The Mukerji family is illustrative of this pattern. Yash Mukerji produced films through his company, and his son Ayan built a career directing for major studios. The transition from father to son in Bollywood is rarely seamless — it involves not just the transfer of creative reputation but of business relationships, deferred payments, and the accumulated debts or credits that a family name carries. When Yash Mukerji made decisions in the colour-film era, those decisions shaped not only his own balance sheet but the network of collaborators, assistants, and extended families who depended on his productions for income.

Khan's accusation — that those decisions caused her family financial harm — maps onto a well-documented dynamic in the industry. In a system where film careers are often inherited and where capital flows through personal trust rather than institutional contracts, the errors of one generation become the burden of the next. There is no insolvency regime for Bollywood family finances; there is only the informal economy of favours owed, fees delayed, and opportunities foreclosed.

The Nepotism Question, Complicated

The Farah Khan–Ayan Mukerji exchange arrives in a context where "nepotism" has become a charged term in Indian film discourse. Bollywood's star children — those born to established directors, producers, and actors — occupy a contested position in public debate. Critics argue that the industry's reliance on family networks shuts out outsiders and concentrates resources among a small cohort of surnames. Defenders counter that film is a relationship business everywhere, and that the "insider" advantage is really just the ordinary privilege of accumulated capital and mentorship.

Khan's remarks complicate this binary. She is herself an insider — a celebrated director whose career includes some of the highest-grossing Hindi films of the 2000s. Her father was in the industry. By her own account, she grew up exposed to Bollywood's machinery. Yet she is positioning herself as a victim of the same dynastic logic that is often credited with launching the careers of Mukerji's son. The implication is not that nepotism doesn't exist but that it doesn't always deliver — that being inside the family network offers no guarantee of financial reward, and that being on the wrong side of a family decision can impose lasting costs.

This reframes the usual debate. The conversation typically focuses on outsiders who can't get in. Khan's comment highlights a less-examined dimension: the insiders who get in but don't benefit equally, whose families were present in the industry but whose capital and connections were not managed in ways that translated into lasting stability.

Stakes and What Remains Unclear

The immediate stakes of Khan's comment are personal and reputational. Ayan Mukerji has not publicly responded as of this writing. Whether the two families have an ongoing relationship — or an unresolved dispute — is not clear from available reporting. The comment may function as a piece of industry gossip that dissipates within days.

But the broader question Khan raises is structural. Bollywood is undergoing a period of professionalisation: streaming platforms have introduced outside capital with corporate governance expectations, and a new generation of directors is navigating a more globalised market. Whether that professionalisation will weaken the family-dynasty model or simply coat it in a more corporate finish remains to be seen.
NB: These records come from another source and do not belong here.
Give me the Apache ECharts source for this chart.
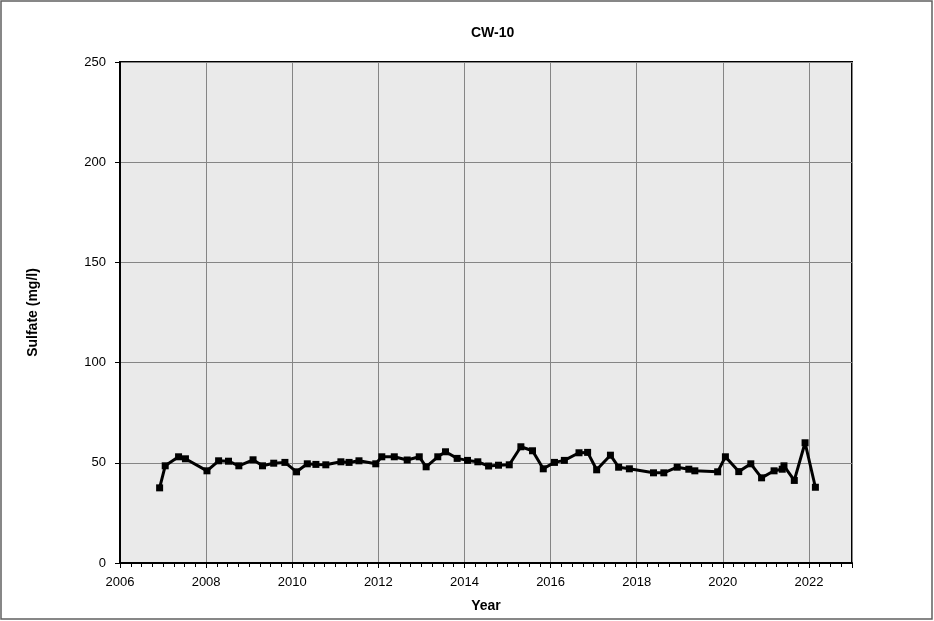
<!DOCTYPE html>
<html>
<head>
<meta charset="utf-8">
<script src="https://cdn.jsdelivr.net/npm/echarts@6/dist/echarts.min.js"></script>
<style>html,body{margin:0;padding:0;background:#fff;}#c{width:934px;height:621px;}</style>
</head>
<body>
<div id="c"></div>
<script>
const years = [2006.92,2007.05,2007.36,2007.52,2008.02,2008.29,2008.52,2008.76,2009.09,2009.31,2009.57,2009.83,2010.10,2010.35,2010.55,2010.78,2011.13,2011.32,2011.55,2011.94,2012.08,2012.37,2012.67,2012.95,2013.11,2013.38,2013.56,2013.83,2014.07,2014.31,2014.56,2014.79,2015.04,2015.31,2015.58,2015.83,2016.09,2016.32,2016.66,2016.86,2017.07,2017.39,2017.58,2017.83,2018.39,2018.63,2018.94,2019.21,2019.35,2019.88,2020.06,2020.37,2020.65,2020.90,2021.19,2021.38,2021.42,2021.66,2021.91,2022.15];
const sulfate = [37.5,48.5,53,52,46,51,50.8,48.5,51.5,48.5,49.8,50.2,45.5,49.5,49.2,49,50.5,50.2,51,49.5,53,53,51.4,53,48,53,55.5,52.2,51.2,50.5,48.4,48.8,49,58,56,47,50.2,51.2,55,55.2,46.5,53.8,47.8,47,45,45,47.8,46.8,46,45.5,53,45.6,49.5,42.5,46,46.8,48.5,41.2,60,37.8];
const yTicks = [0,50,100,150,200,250];
const xLabelYears = [2006,2008,2010,2012,2014,2016,2018,2020,2022];

const chart = echarts.init(document.getElementById('c'));
const font = 'Liberation Sans, Arial, sans-serif';
chart.setOption({
  animation: false,
  title: {text: 'CW-10', left: 466, top: 21,
    textStyle: {fontFamily: font, fontSize: 14, fontWeight: 'bold', color: '#000'}},
  graphic: [{type: 'rect', shape: {x: 1, y: 1, width: 931, height: 618},
    style: {fill: 'none', stroke: '#606060', lineWidth: 1.5}, silent: true}],
  grid: {left: 120, right: 82, top: 62, bottom: 58, show: true,
    backgroundColor: '#eaeaea', borderColor: '#000', borderWidth: 2},
  xAxis: [{
    type: 'value', min: 2006, max: 2023, interval: 2,
    name: 'Year', nameLocation: 'middle', nameGap: 36,
    nameTextStyle: {fontFamily: font, fontSize: 14, fontWeight: 'bold', color: '#000'},
    axisLine: {show: true, lineStyle: {color: '#000', width: 2}},
    axisTick: {show: true, length: 5, lineStyle: {color: '#000'}},
    axisLabel: {fontFamily: font, fontSize: 13, color: '#000', margin: 13,
      formatter: v => xLabelYears.indexOf(Math.round(v)) >= 0 && Math.abs(v - Math.round(v)) < 1e-6 ? String(Math.round(v)) : ''},
    splitLine: {show: true, lineStyle: {color: '#858585', width: 1}}
  }, {
    type: 'value', min: 2006, max: 2023, interval: 0.25, position: 'bottom',
    axisLine: {show: false}, axisLabel: {show: false}, splitLine: {show: false},
    axisTick: {show: true, length: 4, lineStyle: {color: '#000'}}
  }],
  yAxis: {
    type: 'value', min: 0, max: 250, interval: 50,
    name: 'Sulfate (mg/l)', nameLocation: 'middle', nameGap: 80,
    nameTextStyle: {fontFamily: font, fontSize: 14, fontWeight: 'bold', color: '#000'},
    axisLine: {show: true, lineStyle: {color: '#000', width: 2}},
    axisTick: {show: true, length: 5, lineStyle: {color: '#000'}},
    axisLabel: {fontFamily: font, fontSize: 13, color: '#000', margin: 14,
      formatter: v => yTicks.indexOf(v) >= 0 ? String(v) : ''},
    splitLine: {show: true, lineStyle: {color: '#858585', width: 1}}
  },
  series: [{
    type: 'line', xAxisIndex: 0,
    data: years.map((y, i) => [y, sulfate[i]]),
    symbol: 'rect', symbolSize: 7,
    lineStyle: {color: '#000', width: 3},
    itemStyle: {color: '#000'}
  }]
});
</script>
</body>
</html>
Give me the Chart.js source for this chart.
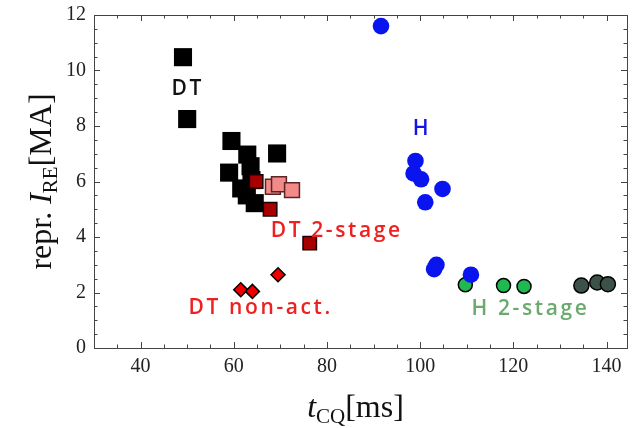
<!DOCTYPE html>
<html>
<head>
<meta charset="utf-8">
<script src="https://cdn.jsdelivr.net/npm/chart.js@4/dist/chart.umd.min.js"></script>
<style>
  html, body { margin: 0; padding: 0; background: #fff; }
  #wrap { width: 633px; height: 428px; }
</style>
</head>
<body>
<div id="wrap"><canvas id="c" width="633" height="428"></canvas></div>
<script>
// Current-quench time t_CQ [ms] vs. representative runaway current I_RE [MA]
const dtX = [49.1, 50.0, 59.5, 62.9, 63.6, 59.0, 63.8, 61.6, 62.8, 64.5, 69.3];
const dtY = [10.48, 8.25, 7.46, 6.97, 6.55, 6.32, 6.05, 5.75, 5.5, 5.22, 7.01];

const dt2X = [64.8, 67.8, 76.3];
const dt2Y = [6.0, 5.0, 3.78];

const dt2LightX = [68.4, 69.7, 72.5];
const dt2LightY = [5.81, 5.9, 5.69];

const dtNonX = [61.5, 64.0, 69.5];
const dtNonY = [2.1, 2.04, 2.64];

const hX = [91.6, 99.0, 98.6, 100.2, 104.8, 101.1, 103.5, 103.0, 110.9];
const hY = [11.6, 6.74, 6.29, 6.08, 5.73, 5.25, 3.0, 2.84, 2.64];

const h2X = [109.7, 117.9, 122.3];
const h2Y = [2.28, 2.25, 2.22];

const h2DarkX = [134.6, 138.0, 140.3];
const h2DarkY = [2.25, 2.36, 2.30];

const xTicks = [40, 60, 80, 100, 120, 140];
const yTicks = [0, 2, 4, 6, 8, 10, 12];

// Group labels placed in data coordinates
const groupLabels = [
  { text: 'DT',          x: 49.85, y: 9.35, color: '#111111' },
  { text: 'H',           x: 100.1, y: 7.9,  color: '#1414e6' },
  { text: 'DT 2-stage',  x: 81.8,  y: 4.22, color: '#ee2020' },
  { text: 'DT non-act.', x: 65.5,  y: 1.45, color: '#ee2020' },
  { text: 'H 2-stage',   x: 123.4, y: 1.41, color: '#6aaa6e' }
];

const pts = (xs, ys) => xs.map((x, i) => ({ x, y: ys[i] }));

const SERIF = '"Liberation Serif", "DejaVu Serif", serif';
const SANS = '"Open Sans", "Lato", sans-serif';

const framePlugin = {
  id: 'frameAndTitles',
  afterDraw(chart) {
    const ctx = chart.ctx;
    const a = chart.chartArea;
    const xs = chart.scales.x, ys = chart.scales.y;
    ctx.save();
    ctx.strokeStyle = '#444';
    ctx.lineWidth = 1;
    ctx.strokeRect(Math.round(a.left) + 0.5, Math.round(a.top) + 0.5,
                   Math.round(a.right - a.left), Math.round(a.bottom - a.top));
    // inward ticks on all four sides
    ctx.beginPath();
    for (let v = 35; v <= xs.max; v += 5) {
      const px = Math.round(xs.getPixelForValue(v)) + 0.5;
      const len = xTicks.includes(v) ? 6 : 3.5;
      ctx.moveTo(px, a.bottom); ctx.lineTo(px, a.bottom - len);
      ctx.moveTo(px, a.top); ctx.lineTo(px, a.top + len);
    }
    for (let v = 0.5; v < ys.max; v += 0.5) {
      const py = Math.round(ys.getPixelForValue(v)) + 0.5;
      const len = yTicks.includes(v) ? 6 : 3.5;
      ctx.moveTo(a.left, py); ctx.lineTo(a.left + len, py);
      ctx.moveTo(a.right, py); ctx.lineTo(a.right - len, py);
    }
    ctx.stroke();

    // group labels
    ctx.textAlign = 'center';
    ctx.textBaseline = 'middle';
    ctx.font = '600 21px ' + SANS;
    ctx.letterSpacing = '2.6px';
    groupLabels.forEach(l => {
      ctx.fillStyle = l.color;
      ctx.fillText(l.text, xs.getPixelForValue(l.x) + 1.3, ys.getPixelForValue(l.y));
    });
    ctx.letterSpacing = '0px';

    // axis titles with subscripts
    const drawRuns = (runs, cx, cy) => {
      let w = 0;
      runs.forEach(r => { ctx.font = r.font; w += ctx.measureText(r.t).width; });
      let x = cx - w / 2;
      ctx.textAlign = 'left';
      ctx.textBaseline = 'alphabetic';
      ctx.fillStyle = '#111';
      runs.forEach(r => {
        ctx.font = r.font;
        ctx.fillText(r.t, x, cy + (r.dy || 0));
        x += ctx.measureText(r.t).width;
      });
    };
    const big = '32px ' + SERIF, bigI = 'italic 32px ' + SERIF, sub = '21px ' + SERIF;
    drawRuns([
      { t: 't', font: bigI },
      { t: 'CQ', font: sub, dy: 6 },
      { t: '[ms]', font: big }
    ], (a.left + a.right) / 2 - 5, 417);

    ctx.translate(51, (a.top + a.bottom) / 2);
    ctx.rotate(-Math.PI / 2);
    drawRuns([
      { t: 'repr. ', font: big },
      { t: 'I', font: bigI },
      { t: 'RE', font: sub, dy: 6 },
      { t: '[MA]', font: big }
    ], 0, 0);
    ctx.restore();
  }
};

const noPad = s => { s.paddingLeft = 0; s.paddingRight = 0; s.paddingTop = 0; s.paddingBottom = 0; };

new Chart(document.getElementById('c'), {
  type: 'scatter',
  data: {
    datasets: [
      { label: 'DT 2-stage', data: pts(dt2X, dt2Y), pointStyle: 'rect', pointRadius: 9.5,
        backgroundColor: '#a80000', borderColor: '#1a0000', borderWidth: 1.5 },
      { label: 'DT 2-stage (b)', data: pts(dt2LightX, dt2LightY), pointStyle: 'rect', pointRadius: 10.5,
        backgroundColor: '#f28a8a', borderColor: '#5a2525', borderWidth: 1.5 },
      { label: 'DT', data: pts(dtX, dtY), pointStyle: 'rect', pointRadius: 12.8,
        backgroundColor: '#000000', borderColor: '#000000', borderWidth: 0 },
      { label: 'DT non-act.', data: pts(dtNonX, dtNonY), pointStyle: 'rectRot', pointRadius: 7,
        backgroundColor: '#ee0000', borderColor: '#000000', borderWidth: 1.5 },
      { label: 'H', data: pts(hX, hY), pointStyle: 'circle', pointRadius: 8.3,
        backgroundColor: '#0a14ee', borderColor: '#0a14ee', borderWidth: 0 },
      { label: 'H 2-stage', data: pts(h2X, h2Y), pointStyle: 'circle', pointRadius: 7,
        backgroundColor: '#20b850', borderColor: '#000000', borderWidth: 1.5 },
      { label: 'H 2-stage (b)', data: pts(h2DarkX, h2DarkY), pointStyle: 'circle', pointRadius: 7.5,
        backgroundColor: '#3c5248', borderColor: '#000000', borderWidth: 1.5 }
    ]
  },
  options: {
    responsive: false,
    animation: false,
    layout: { autoPadding: false, padding: { top: 15, right: 6, left: 0, bottom: 0 } },
    plugins: { legend: { display: false }, tooltip: { enabled: false } },
    elements: { point: { hoverRadius: 0 } },
    scales: {
      x: {
        type: 'linear', min: 30, max: 144.4,
        grid: { display: false, drawTicks: false }, border: { display: false },
        afterBuildTicks: s => { s.ticks = xTicks.map(v => ({ value: v })); },
        afterFit: s => { s.height = 80; noPad(s); },
        ticks: { padding: 7, color: '#222', font: { family: SERIF, size: 20 }, maxRotation: 0 }
      },
      y: {
        type: 'linear', min: 0, max: 12,
        grid: { display: false, drawTicks: false }, border: { display: false },
        afterBuildTicks: s => { s.ticks = yTicks.map(v => ({ value: v })); },
        afterFit: s => { s.width = 94; noPad(s); },
        ticks: { padding: 8, color: '#222', font: { family: SERIF, size: 20 } }
      }
    }
  },
  plugins: [framePlugin]
});
</script>
</body>
</html>
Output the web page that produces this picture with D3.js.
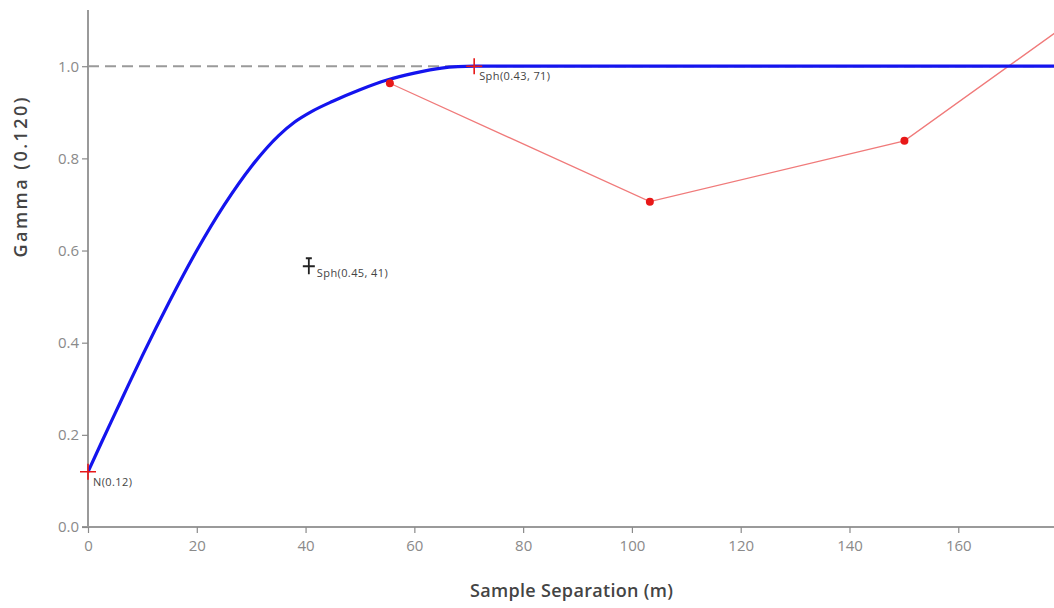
<!DOCTYPE html>
<html><head><meta charset="utf-8">
<script src="https://cdn.jsdelivr.net/npm/d3@7"></script>
<style>body{margin:0;background:#fff}svg{display:block}</style>
</head><body>
<svg id="c" width="1054" height="608"></svg>
<script>
// Model curve: lag h vs gamma
const modelLag = [0, 2.5, 5, 7.5, 10, 15, 20, 25, 30, 35, 38, 41, 45, 50, 55, 60, 65, 68, 71, 177.6];
const modelGamma = [0.12, 0.184, 0.247, 0.310, 0.372, 0.490, 0.600, 0.698, 0.782, 0.849, 0.879, 0.901, 0.924, 0.949, 0.970, 0.985, 0.996, 0.999, 1.0, 1.0];
// Experimental variogram points
const expLag = [55.5, 103.3, 150.1, 197];
const expGamma = [0.963, 0.706, 0.838, 1.235];
const sill = 1.0;
const xTicks = [0, 20, 40, 60, 80, 100, 120, 140, 160];
const yTicks = [0.0, 0.2, 0.4, 0.6, 0.8, 1.0];
const annRed = [{h: 0, g: 0.12, label: "N(0.12)"}, {h: 71, g: 1.0, label: "Sph(0.43, 71)"}];
const annBlack = [{h: 40.6, g: 0.568, label: "Sph(0.45, 41)"}];

const svg = d3.select("#c");
const m = {l: 88, r: 0, t: 10, b: 81};
const W = 1054, H = 608;
const x = d3.scaleLinear().domain([0, 177.6]).range([m.l, W - m.r]);
const y = d3.scaleLinear().domain([0, 1.122]).range([H - m.b, m.t]);

svg.append("defs").append("clipPath").attr("id", "clip")
  .append("rect").attr("x", m.l).attr("y", 0).attr("width", W - m.l).attr("height", H - m.b);

const font = "'Open Sans', 'DejaVu Sans', sans-serif";

// axes
const xa = svg.append("g").attr("transform", `translate(0,${y(0)})`)
  .call(d3.axisBottom(x).tickValues(xTicks).tickSize(6).tickSizeOuter(0).tickPadding(7).tickFormat(d3.format("d")));
const ya = svg.append("g").attr("transform", `translate(${m.l},0)`)
  .call(d3.axisLeft(y).tickValues(yTicks).tickSize(6).tickSizeOuter(0).tickPadding(3).tickFormat(d3.format(".1f")));
[xa, ya].forEach(a => {
  a.select(".domain").attr("stroke", "#9a9a9a").attr("stroke-width", 2);
  a.selectAll(".tick line").attr("stroke", "#8a8a8a").attr("stroke-width", 1.2);
  a.selectAll(".tick text").attr("fill", "#8a8a8a").style("font-family", font).style("font-size", "15px");
});
ya.select(".domain").attr("d", `M0,${y(0)}V${m.t}`);
xa.select(".domain").attr("d", `M${m.l - 6},0H${W}`);

// titles
svg.append("text").attr("x", 571.5).attr("y", 597).attr("text-anchor", "middle")
  .attr("fill", "#444").style("font-family", font).style("font-size", "18px").style("font-weight", "600")
  .attr("textLength", 203).attr("lengthAdjust", "spacing")
  .text("Sample Separation (m)");
svg.append("text").attr("transform", `translate(27,177.5) rotate(-90)`).attr("text-anchor", "middle")
  .attr("fill", "#444").style("font-family", font).style("font-size", "18px").style("font-weight", "600")
  .attr("textLength", 160).attr("lengthAdjust", "spacing")
  .text("Gamma (0.120)");

const plot = svg.append("g").attr("clip-path", "url(#clip)");

// sill dashed line
plot.append("line").attr("x1", x(0)).attr("x2", W).attr("y1", y(sill)).attr("y2", y(sill))
  .attr("stroke", "#9a9a9a").attr("stroke-width", 2).attr("stroke-dasharray", "11,6");

// experimental line
const expData = expLag.map((h, i) => [h, expGamma[i]]);
plot.append("path").datum(expData)
  .attr("d", d3.line().x(d => x(d[0])).y(d => y(d[1])))
  .attr("fill", "none").attr("stroke", "#f07a7a").attr("stroke-width", 1.3);

// model curve
const modelData = modelLag.map((h, i) => [h, modelGamma[i]]);
plot.append("path").datum(modelData)
  .attr("d", d3.line().x(d => x(d[0])).y(d => y(d[1])).curve(d3.curveMonotoneX))
  .attr("fill", "none").attr("stroke", "#1414ee").attr("stroke-width", 3.2);

// experimental points
plot.selectAll("circle.pt").data(expData).enter().append("circle")
  .attr("cx", d => x(d[0])).attr("cy", d => y(d[1])).attr("r", 4).attr("fill", "#e81818");

// red annotations
annRed.forEach(a => {
  const cx = x(a.h), cy = y(a.g);
  svg.append("path").attr("d", `M${cx - 8},${cy}H${cx + 8}M${cx},${cy - 8}V${cy + 8}`)
    .attr("stroke", "#e81818").attr("stroke-width", 1.6);
  svg.append("text").attr("x", cx + 5).attr("y", cy + 14).attr("fill", "#444")
    .style("font-family", font).style("font-size", "11px").style("letter-spacing", "0.4px").text(a.label);
});
annBlack.forEach(a => {
  const cx = x(a.h), cy = y(a.g);
  svg.append("path").attr("d", `M${cx - 6},${cy + 1}H${cx + 6}M${cx},${cy - 8}V${cy + 9}M${cx - 3},${cy - 7}H${cx + 3}`)
    .attr("stroke", "#222").attr("stroke-width", 1.8);
  svg.append("text").attr("x", cx + 8).attr("y", cy + 12).attr("fill", "#444")
    .style("font-family", font).style("font-size", "11px").style("letter-spacing", "0.4px").text(a.label);
});
</script>
</body></html>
What is clear is that the model's financial risks remain. A single bad production decision — a colour-film bet that doesn't pay, a distribution deal that goes wrong — can cascade across decades.

What the public record does not yet establish: whether Khan's characterisation of Yash Mukerji's decisions is historically accurate in its specifics, whether the business arrangement she implies can be reconstructed from available filings or reporting, and whether the Mukerji camp has a response. The Indian Express report carries the statement; no counter-statement from Yash Mukerji's estate or from Ayan Mukerji's representation appears in the sourcing. Readers should note that asymmetry when weighing the claim.

The episode, whatever its ultimate resolution, serves as a reminder that Bollywood's glamour rests on a financial infrastructure that is often more fragile than it appears. The names change; the dynamics persist.